Riding in Pace-Line: Things to keep in mind

Accurate speed control is the key to a comfortable and steady group experience.

Stuff to keep in mind:
The leader-
The group pace is dictated by the pace of the person at the front.
The leader should avoid any sudden or drastic changes in pace. (The most obvious place where this is relevant is to avoid surging when taking the lead)
But unlike the “cruise control” of a car that maintains constant speed, there will be a natural ebb and flow of speed as the terrain and conditions change.

On a descent, and if the conditions allow, the leader should typically pedal to minimize the amount the group, “stacks up” behind.
On an uphill, the leader may want to allow the pace to naturally slow slightly even if it is the type of “roller” that might be sprinted when riding alone.

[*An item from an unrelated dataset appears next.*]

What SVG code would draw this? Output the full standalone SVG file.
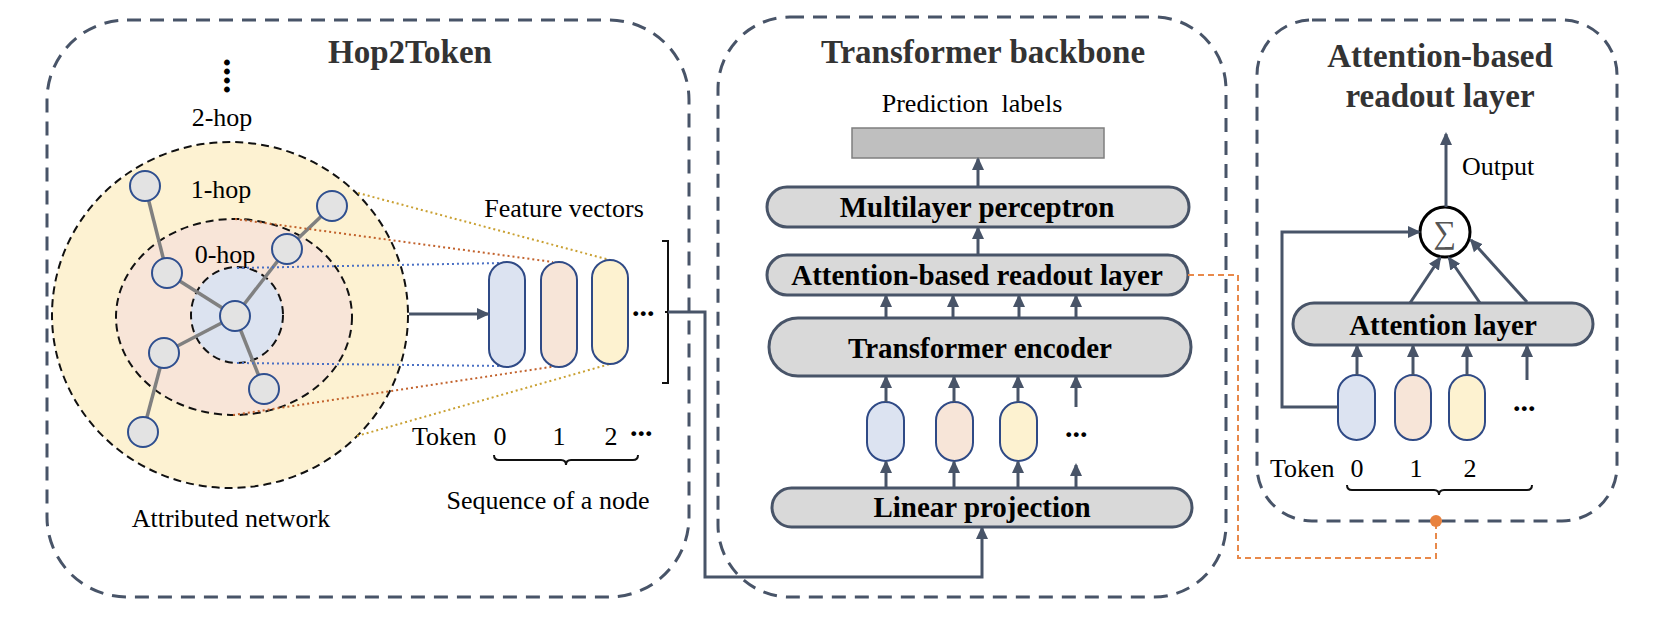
<svg xmlns="http://www.w3.org/2000/svg" width="1654" height="644" viewBox="0 0 1654 644">
<defs>
<marker id="ah" markerUnits="userSpaceOnUse" markerWidth="14" markerHeight="14" viewBox="0 0 14 14" refX="11" refY="7" orient="auto">
<path d="M0,1 L13,7 L0,13 z" fill="#485468"/>
</marker>
</defs>
<style>
.panel{fill:none;stroke:#485468;stroke-width:3;stroke-dasharray:14 9}
.t{font-family:"Liberation Serif","Times New Roman",serif;fill:#000}
.reg{font-size:26px}
.title{font-size:33px;font-weight:bold;fill:#333}
.lbl{font-size:29px;font-weight:bold;text-anchor:middle}
.dots{font-size:30px;font-weight:bold}
.ring{stroke:#111;stroke-width:2;stroke-dasharray:8 5}
.edge{stroke:#808080;stroke-width:3.5}
.node{fill:#e3e3e3;stroke:#2f4f8f;stroke-width:2}
.box{fill:#d9d9d9;stroke:#485468;stroke-width:3}
.arr{stroke:#485468;stroke-width:3;fill:none;marker-end:url(#ah)}
.cap{stroke:#2f4a86;stroke-width:2}
.c0{fill:#dce3f1}.c1{fill:#f7e5d8}.c2{fill:#fdf2d0}
.dot{fill:none;stroke-width:2;stroke-dasharray:2 3}
.brace{fill:none;stroke:#111;stroke-width:2}
.orange{fill:none;stroke:#e8894a;stroke-width:2;stroke-dasharray:6 4}
</style>

<g id="panel-hop2token">
<rect class="panel" x="47" y="20" width="642" height="577" rx="80"/>
<text class="t title" x="410" y="63" text-anchor="middle">Hop2Token</text>
<text class="t" x="224" y="58" font-size="36" font-weight="bold" transform="rotate(90 224 58)">....</text>
<text class="t reg" x="222" y="126" text-anchor="middle">2-hop</text>
</g>

<g id="attributed-network">
<ellipse class="ring" cx="230" cy="315" rx="178" ry="173" fill="#fdf2d2"/>
<ellipse class="ring" cx="234" cy="317" rx="118" ry="98" fill="#f8e5d8"/>
<ellipse class="ring" cx="237" cy="315" rx="46" ry="48" fill="#dce3f0"/>
<text class="t reg" x="221" y="198" text-anchor="middle">1-hop</text>
<text class="t reg" x="225" y="263" text-anchor="middle">0-hop</text>
<g id="graph-edges">
<line class="edge" x1="145" y1="186" x2="167" y2="273"/>
<line class="edge" x1="167" y1="273" x2="235" y2="316"/>
<line class="edge" x1="235" y1="316" x2="287" y2="249"/>
<line class="edge" x1="287" y1="249" x2="332" y2="206"/>
<line class="edge" x1="235" y1="316" x2="164" y2="353"/>
<line class="edge" x1="164" y1="353" x2="143" y2="432"/>
<line class="edge" x1="235" y1="316" x2="264" y2="389"/>
</g>
<circle class="node" cx="145" cy="186" r="15"/>
<circle class="node" cx="332" cy="206" r="15"/>
<circle class="node" cx="287" cy="249" r="15"/>
<circle class="node" cx="167" cy="273" r="15"/>
<circle class="node" cx="235" cy="316" r="15"/>
<circle class="node" cx="164" cy="353" r="15"/>
<circle class="node" cx="264" cy="389" r="15" stroke="#4a72c4"/>
<circle class="node" cx="143" cy="432" r="15" stroke="#4a72c4"/>
<text class="t reg" x="231" y="527" text-anchor="middle">Attributed network</text>
</g>

<g id="projection-lines">
<line class="dot" stroke="#c9a032" x1="358" y1="193" x2="610" y2="260"/>
<line class="dot" stroke="#c9a032" x1="357" y1="436" x2="610" y2="364"/>
<line class="dot" stroke="#c2622c" x1="235" y1="219" x2="553" y2="262"/>
<line class="dot" stroke="#c2622c" x1="233" y1="415" x2="557" y2="366"/>
<line class="dot" stroke="#4a70c4" x1="237" y1="268" x2="502" y2="263"/>
<line class="dot" stroke="#4a70c4" x1="237" y1="363" x2="502" y2="366"/>
</g>

<g id="feature-vectors">
<text class="t reg" x="564" y="217" text-anchor="middle">Feature vectors</text>
<rect class="cap c0" x="489" y="262" width="36" height="105" rx="18"/>
<rect class="cap c1" x="541" y="262" width="36" height="105" rx="18"/>
<rect class="cap c2" x="592" y="260" width="36" height="104" rx="18"/>
<text class="t dots" x="632" y="316">...</text>
<path class="brace" d="M662,241 H668 V383 H662 M665,312 H668"/>
<text class="t reg" x="412" y="445">Token</text>
<text class="t reg" x="500" y="445" text-anchor="middle">0</text>
<text class="t reg" x="559" y="445" text-anchor="middle">1</text>
<text class="t reg" x="611" y="445" text-anchor="middle">2</text>
<text class="t dots" x="630" y="436">...</text>
<path class="brace" d="M494,455 Q494,460 499,460 H561 Q566,460 566,465 Q566,460 571,460 H633 Q638,460 638,455"/>
<text class="t reg" x="548" y="509" text-anchor="middle">Sequence of a node</text>
</g>

<g id="panel-transformer">
<rect class="panel" x="718" y="17" width="508" height="580" rx="72"/>
<text class="t title" x="983" y="63" text-anchor="middle">Transformer backbone</text>
</g>
<g id="prediction-labels">
<text class="t reg" x="972" y="112" text-anchor="middle" xml:space="preserve">Prediction  labels</text>
<rect x="852" y="128" width="252" height="30" fill="#bfbfbf" stroke="#7f7f7f" stroke-width="1.5"/>
</g>
<g id="mlp">
<rect class="box" x="767" y="187" width="422" height="40" rx="20"/>
<text class="t lbl" x="977" y="217">Multilayer perceptron</text>
</g>
<g id="readout-mid">
<rect class="box" x="767" y="255" width="421" height="40" rx="20" fill="#f9db7b"/>
<text class="t lbl" x="977" y="285">Attention-based readout layer</text>
</g>
<g id="encoder">
<rect class="box" x="769" y="318" width="422" height="58" rx="29"/>
<text class="t lbl" x="980" y="358">Transformer encoder</text>
</g>
<g id="mid-tokens">
<rect class="cap c0" x="867" y="402" width="37" height="59" rx="18.5"/>
<rect class="cap c1" x="936" y="402" width="37" height="59" rx="18.5"/>
<rect class="cap c2" x="1000" y="402" width="37" height="59" rx="18.5"/>
<text class="t dots" x="1065" y="437">...</text>
</g>
<g id="linear">
<rect class="box" x="772" y="488" width="420" height="39" rx="19.5"/>
<text class="t lbl" x="982" y="517">Linear projection</text>
</g>

<g id="panel-readout">
<rect class="panel" x="1257" y="20" width="360" height="501" rx="55"/>
<text class="t title" x="1440" y="67" text-anchor="middle">Attention-based</text>
<text class="t title" x="1440" y="107" text-anchor="middle">readout layer</text>
<text class="t reg" x="1462" y="175">Output</text>
</g>
<g id="sum">
<circle cx="1445" cy="232" r="25" fill="#fff" stroke="#000" stroke-width="3"/>
<text x="1445" y="243" text-anchor="middle" font-family="'Liberation Serif','DejaVu Serif',serif" font-size="32" fill="#555">∑</text>
</g>
<g id="attention-layer">
<rect class="box" x="1293" y="303" width="300" height="42" rx="21"/>
<text class="t lbl" x="1443" y="335">Attention layer</text>
</g>
<g id="right-tokens">
<rect class="cap c0" x="1338" y="375" width="37" height="65" rx="18.5"/>
<rect class="cap c1" x="1395" y="375" width="36" height="65" rx="18"/>
<rect class="cap c2" x="1449" y="375" width="36" height="65" rx="18"/>
<text class="t dots" x="1513" y="411">...</text>
<text class="t reg" x="1270" y="477">Token</text>
<text class="t reg" x="1357" y="477" text-anchor="middle">0</text>
<text class="t reg" x="1416" y="477" text-anchor="middle">1</text>
<text class="t reg" x="1470" y="477" text-anchor="middle">2</text>
<path class="brace" d="M1347,485 Q1347,490 1352,490 H1434 Q1439,490 1439,495 Q1439,490 1444,490 H1527 Q1532,490 1532,485"/>
</g>

<g id="connectors">
<line class="arr" x1="409" y1="314" x2="488" y2="314"/>
<path class="arr" d="M668,312 H705 V577 H982 V528"/>
<line class="arr" x1="978" y1="187" x2="978" y2="159"/>
<line class="arr" x1="978" y1="255" x2="978" y2="228"/>
<line class="arr" x1="886" y1="318" x2="886" y2="296"/>
<line class="arr" x1="953" y1="318" x2="953" y2="296"/>
<line class="arr" x1="1019" y1="318" x2="1019" y2="296"/>
<line class="arr" x1="1076" y1="318" x2="1076" y2="296"/>
<line class="arr" x1="886" y1="402" x2="886" y2="377"/>
<line class="arr" x1="954" y1="402" x2="954" y2="377"/>
<line class="arr" x1="1018" y1="402" x2="1018" y2="377"/>
<line class="arr" x1="1076" y1="407" x2="1076" y2="377"/>
<line class="arr" x1="886" y1="488" x2="886" y2="462"/>
<line class="arr" x1="954" y1="488" x2="954" y2="462"/>
<line class="arr" x1="1018" y1="488" x2="1018" y2="462"/>
<line class="arr" x1="1076" y1="488" x2="1076" y2="465"/>
<line class="arr" x1="1446" y1="207" x2="1446" y2="134"/>
<path class="arr" d="M1338,407 H1282 V232 H1419"/>
<line class="arr" x1="1410" y1="303" x2="1440" y2="258"/>
<line class="arr" x1="1480" y1="303" x2="1449" y2="258"/>
<line class="arr" x1="1527" y1="302" x2="1471" y2="240"/>
<line class="arr" x1="1357" y1="375" x2="1357" y2="346"/>
<line class="arr" x1="1413" y1="375" x2="1413" y2="346"/>
<line class="arr" x1="1467" y1="375" x2="1467" y2="346"/>
<line class="arr" x1="1527" y1="380" x2="1527" y2="346"/>
<path class="orange" d="M1188,275 H1238 V558 H1436 V521"/>
<circle cx="1436" cy="521" r="6" fill="#e8823f"/>
</g>
</svg>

The group (Every rider is a link in the chain) –
It is especially important for each rider to stay steady at the group pace and not surge or lag.
Every little unnecessary variation becomes magnified as following riders are forced to adjust.

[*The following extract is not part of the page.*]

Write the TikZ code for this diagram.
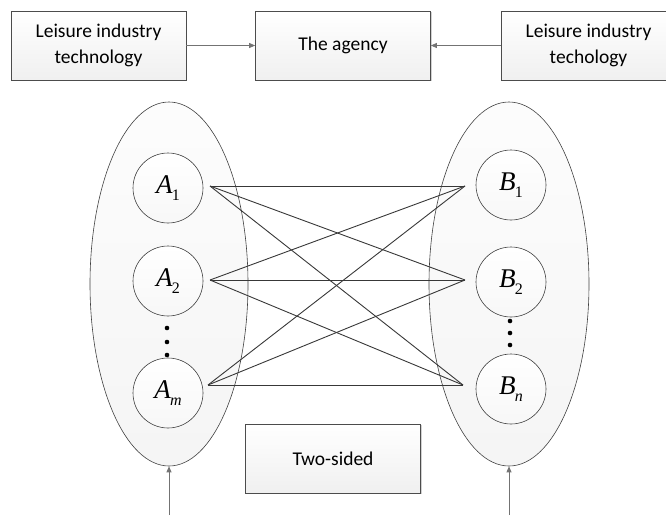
\documentclass[tikz,border=0pt]{standalone}
\usepackage{fontspec}
\setmainfont{Carlito}
\newfontfamily\tnr{Liberation Serif}
\usetikzlibrary{shapes.geometric,arrows.meta,shadows}
% italic letter with a lowered index
\newcommand\idx[2]{{\tnr\itshape #1}\kern-0.03em\raisebox{-0.5ex}{\tnr\fontsize{16}{16}\selectfont #2}}

\begin{document}
\begin{tikzpicture}[x=1pt,y=-1pt,
  box/.style={draw=black!70, line width=0.7pt, top color=white, bottom color=black!6,
    minimum width=175pt, minimum height=69pt, align=center, inner sep=2pt,
    font=\fontsize{19.5}{25.5}\selectfont,
    drop shadow={shadow xshift=1.2pt, shadow yshift=-1.2pt, opacity=0.18, fill=black}},
  group/.style={ellipse, draw=black!75, line width=0.6pt, top color=black!1, bottom color=black!4,
    minimum width=158pt, minimum height=364pt, inner sep=0pt},
  member/.style={circle, draw=black!75, line width=0.6pt, top color=white, bottom color=black!3,
    minimum size=70pt, inner sep=0pt, font=\fontsize{27}{27}\selectfont},
  link/.style={draw=black!78, line width=0.9pt},
  feed/.style={draw=black!55, line width=0.8pt, -{Triangle[length=6pt,width=5pt]}},
  dotmark/.style={circle, fill=black, minimum size=4.6pt, inner sep=0pt}]
\useasboundingbox (0,0) rectangle (666,515);

% top row
\node[box] (tech1) at (98.5,45.5) {Leisure industry\\technology};
\node[box] (agency) at (343,45.5) {The agency};
\node[box] (tech2) at (588.5,45.5) {Leisure industry\\techology};
\draw[feed] (tech1.east) -- (agency.west);
\draw[feed] (tech2.west) -- (agency.east);

% the two sides
\node[group] (sideA) at (169,284) {};
\node[group, minimum width=160pt] (sideB) at (509,284) {};

\node[member] (a1) at (168,188) {\idx{A}{1}};
\node[member] (a2) at (168,281) {\idx{A}{2}};
\node[member] (am) at (168,393) {\idx{A}{\itshape m}};
\node[member] (b1) at (511,185) {\idx{B}{1}};
\node[member] (b2) at (511,282) {\idx{B}{2}};
\node[member] (bn) at (511,389) {\idx{B}{\itshape n}};

\node[dotmark] (ad1) at (167,328) {};
\node[dotmark] (ad2) at (167,342) {};
\node[dotmark] (ad3) at (167,355) {};
\node[dotmark] (bd1) at (510,321) {};
\node[dotmark] (bd2) at (510,333) {};
\node[dotmark] (bd3) at (510,345) {};

% link ends beside each member
\coordinate (pa1) at (210,186);
\coordinate (pa2) at (210,280);
\coordinate (pam) at (208,385);
\coordinate (pb1) at (465,186);
\coordinate (pb2) at (465,280);
\coordinate (pbn) at (463,385);

\foreach \s in {pa1,pa2,pam}
  \foreach \t in {pb1,pb2,pbn}
    \draw[link] (\s) -- (\t);

\node[box] (twosided) at (333,458.5) {Two-sided};

% inputs from below
\coordinate (inA) at (169,515);
\coordinate (inB) at (509,515);
\draw[feed] (inA) -- (sideA.south);
\draw[feed] (inB) -- (sideB.south);
\end{tikzpicture}
\end{document}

1. So, maintain a constant gap to the rider ahead

2. Instead of watching the gap between wheels, try watching hips (saddle, back, butt, etc.) of the rider ahead to gauge your relative position. It helps  prevent a tendency to “micromanage” the gap and keeps your vision directed ahead rather than down.

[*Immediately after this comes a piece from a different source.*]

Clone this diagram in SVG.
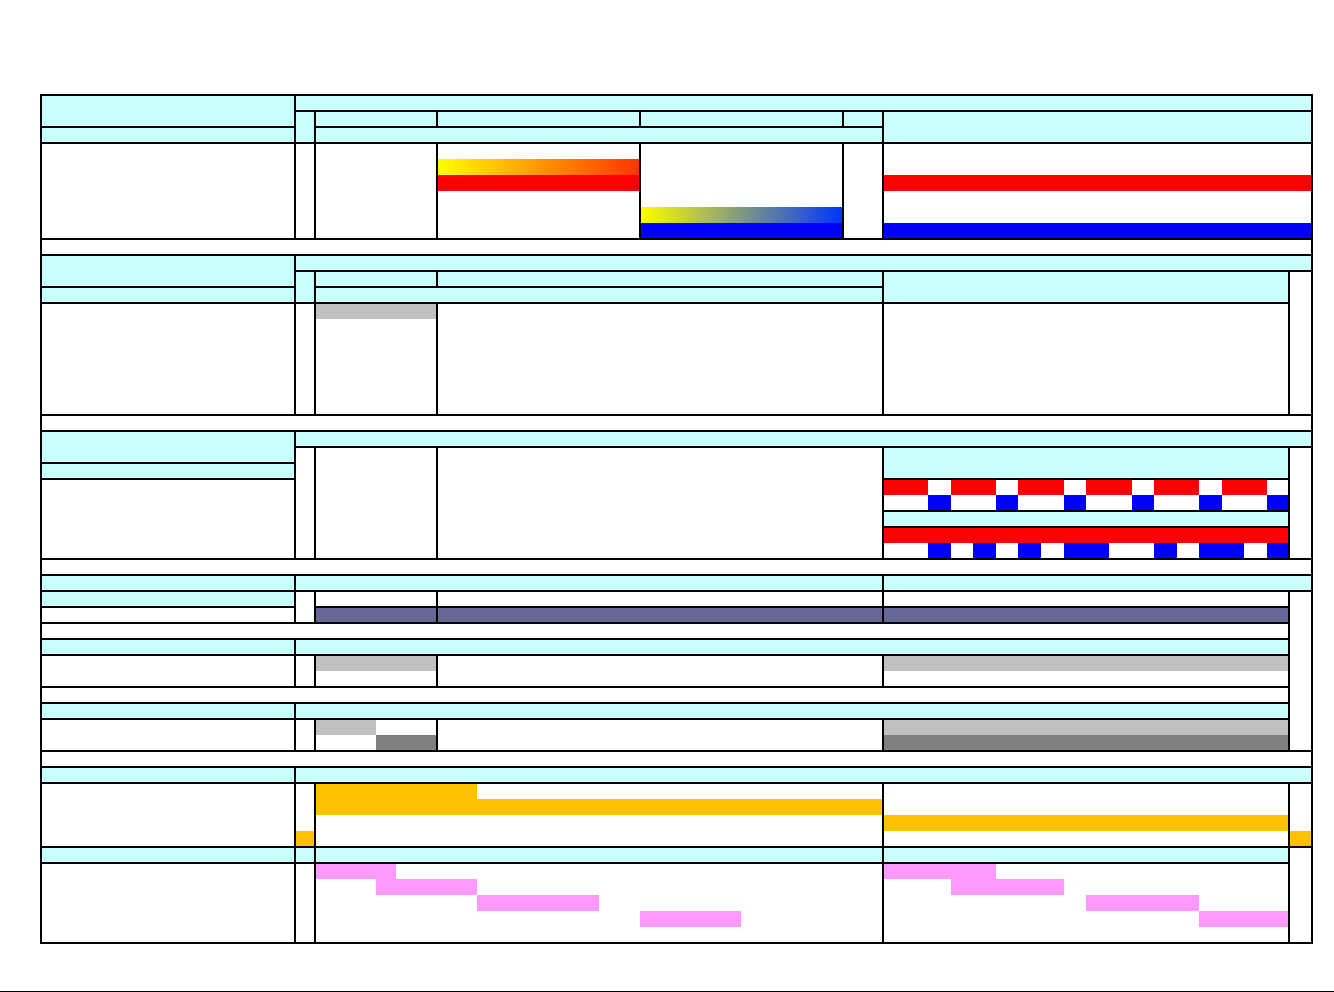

3. If and when adjustments are necessary, make them gradually.

4. To slow:
a. “Soft pedal” instead of stopping your pedaling entirely. “Stop and go” pedaling both causes inconsistent speed and is distracting to a following rider. 
b. Gentle slowing can often be accomplished by using the wind, just sitting up a bit or moving just slightly (SLIGHTLY) sideways.  (In conjunction with “a” above)
c. Use brakes as a last resort and gently (feathered) if they must be used at all.

5. To accelerate (close or shorten a gap)
a. As a gap closes the “drafting” benefit becomes more effective, so gradually adjust the effort to avoid harsh actions such as having to hitting the brakes after closing a gap.